___ Data for this exercise

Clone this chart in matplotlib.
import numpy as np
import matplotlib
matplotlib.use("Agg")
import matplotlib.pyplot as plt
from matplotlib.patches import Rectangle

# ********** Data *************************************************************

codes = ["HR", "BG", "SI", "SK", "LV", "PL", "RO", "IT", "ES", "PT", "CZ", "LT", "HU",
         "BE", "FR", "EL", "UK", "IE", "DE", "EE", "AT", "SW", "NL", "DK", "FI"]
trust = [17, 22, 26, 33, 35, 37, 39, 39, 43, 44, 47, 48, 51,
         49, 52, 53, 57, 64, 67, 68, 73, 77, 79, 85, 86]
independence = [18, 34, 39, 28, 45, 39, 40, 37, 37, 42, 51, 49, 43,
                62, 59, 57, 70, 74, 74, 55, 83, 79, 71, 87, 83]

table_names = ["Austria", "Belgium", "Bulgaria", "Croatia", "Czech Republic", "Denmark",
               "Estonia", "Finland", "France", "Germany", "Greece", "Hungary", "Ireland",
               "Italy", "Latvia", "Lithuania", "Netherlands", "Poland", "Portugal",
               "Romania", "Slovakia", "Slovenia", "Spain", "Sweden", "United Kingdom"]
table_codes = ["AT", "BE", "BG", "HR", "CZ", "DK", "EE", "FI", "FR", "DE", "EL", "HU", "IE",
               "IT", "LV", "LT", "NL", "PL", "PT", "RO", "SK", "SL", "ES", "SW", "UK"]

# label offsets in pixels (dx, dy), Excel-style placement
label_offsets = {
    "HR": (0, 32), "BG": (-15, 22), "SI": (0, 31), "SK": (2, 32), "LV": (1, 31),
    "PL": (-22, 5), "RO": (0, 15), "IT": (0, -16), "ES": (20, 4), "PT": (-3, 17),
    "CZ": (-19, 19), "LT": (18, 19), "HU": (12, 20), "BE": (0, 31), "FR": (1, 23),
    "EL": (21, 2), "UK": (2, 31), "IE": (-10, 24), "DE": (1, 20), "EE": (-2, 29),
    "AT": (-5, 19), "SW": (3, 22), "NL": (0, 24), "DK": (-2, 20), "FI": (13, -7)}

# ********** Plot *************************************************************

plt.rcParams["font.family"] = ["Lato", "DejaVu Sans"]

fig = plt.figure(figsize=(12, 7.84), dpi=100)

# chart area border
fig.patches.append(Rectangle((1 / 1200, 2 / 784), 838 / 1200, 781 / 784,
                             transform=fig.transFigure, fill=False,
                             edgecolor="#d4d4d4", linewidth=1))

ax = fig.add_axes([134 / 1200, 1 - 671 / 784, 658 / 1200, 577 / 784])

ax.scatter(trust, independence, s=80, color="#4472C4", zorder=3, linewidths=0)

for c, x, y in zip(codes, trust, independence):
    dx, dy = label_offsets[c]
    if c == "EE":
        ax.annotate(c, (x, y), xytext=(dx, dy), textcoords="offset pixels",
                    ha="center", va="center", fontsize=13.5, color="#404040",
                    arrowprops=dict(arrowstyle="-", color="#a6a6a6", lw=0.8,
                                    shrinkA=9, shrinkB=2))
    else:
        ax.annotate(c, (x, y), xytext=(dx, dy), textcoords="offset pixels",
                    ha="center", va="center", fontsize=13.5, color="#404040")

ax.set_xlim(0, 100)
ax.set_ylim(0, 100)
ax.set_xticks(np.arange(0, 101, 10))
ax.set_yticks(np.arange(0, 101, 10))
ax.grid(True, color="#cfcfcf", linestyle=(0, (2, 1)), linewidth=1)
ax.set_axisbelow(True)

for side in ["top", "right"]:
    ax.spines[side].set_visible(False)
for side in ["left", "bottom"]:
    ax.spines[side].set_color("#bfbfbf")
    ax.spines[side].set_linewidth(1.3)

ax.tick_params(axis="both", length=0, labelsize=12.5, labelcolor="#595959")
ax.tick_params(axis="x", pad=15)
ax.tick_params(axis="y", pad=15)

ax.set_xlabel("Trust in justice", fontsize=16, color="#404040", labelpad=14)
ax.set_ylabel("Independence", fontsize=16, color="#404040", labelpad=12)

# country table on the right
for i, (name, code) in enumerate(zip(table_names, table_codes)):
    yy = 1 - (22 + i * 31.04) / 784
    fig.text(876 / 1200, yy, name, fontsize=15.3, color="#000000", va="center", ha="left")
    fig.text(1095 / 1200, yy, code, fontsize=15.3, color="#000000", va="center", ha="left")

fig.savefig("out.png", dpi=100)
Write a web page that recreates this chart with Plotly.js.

______

> **What the task asks**
Produce the lines from the top of the listing through the "71, 87, 83]" line exactly as they appear, with no additional output.

> **Exercise output**
Clone this chart in matplotlib.
import numpy as np
import matplotlib
matplotlib.use("Agg")
import matplotlib.pyplot as plt
from matplotlib.patches import Rectangle

# ********** Data *************************************************************

codes = ["HR", "BG", "SI", "SK", "LV", "PL", "RO", "IT", "ES", "PT", "CZ", "LT", "HU",
         "BE", "FR", "EL", "UK", "IE", "DE", "EE", "AT", "SW", "NL", "DK", "FI"]
trust = [17, 22, 26, 33, 35, 37, 39, 39, 43, 44, 47, 48, 51,
         49, 52, 53, 57, 64, 67, 68, 73, 77, 79, 85, 86]
independence = [18, 34, 39, 28, 45, 39, 40, 37, 37, 42, 51, 49, 43,
                62, 59, 57, 70, 74, 74, 55, 83, 79, 71, 87, 83]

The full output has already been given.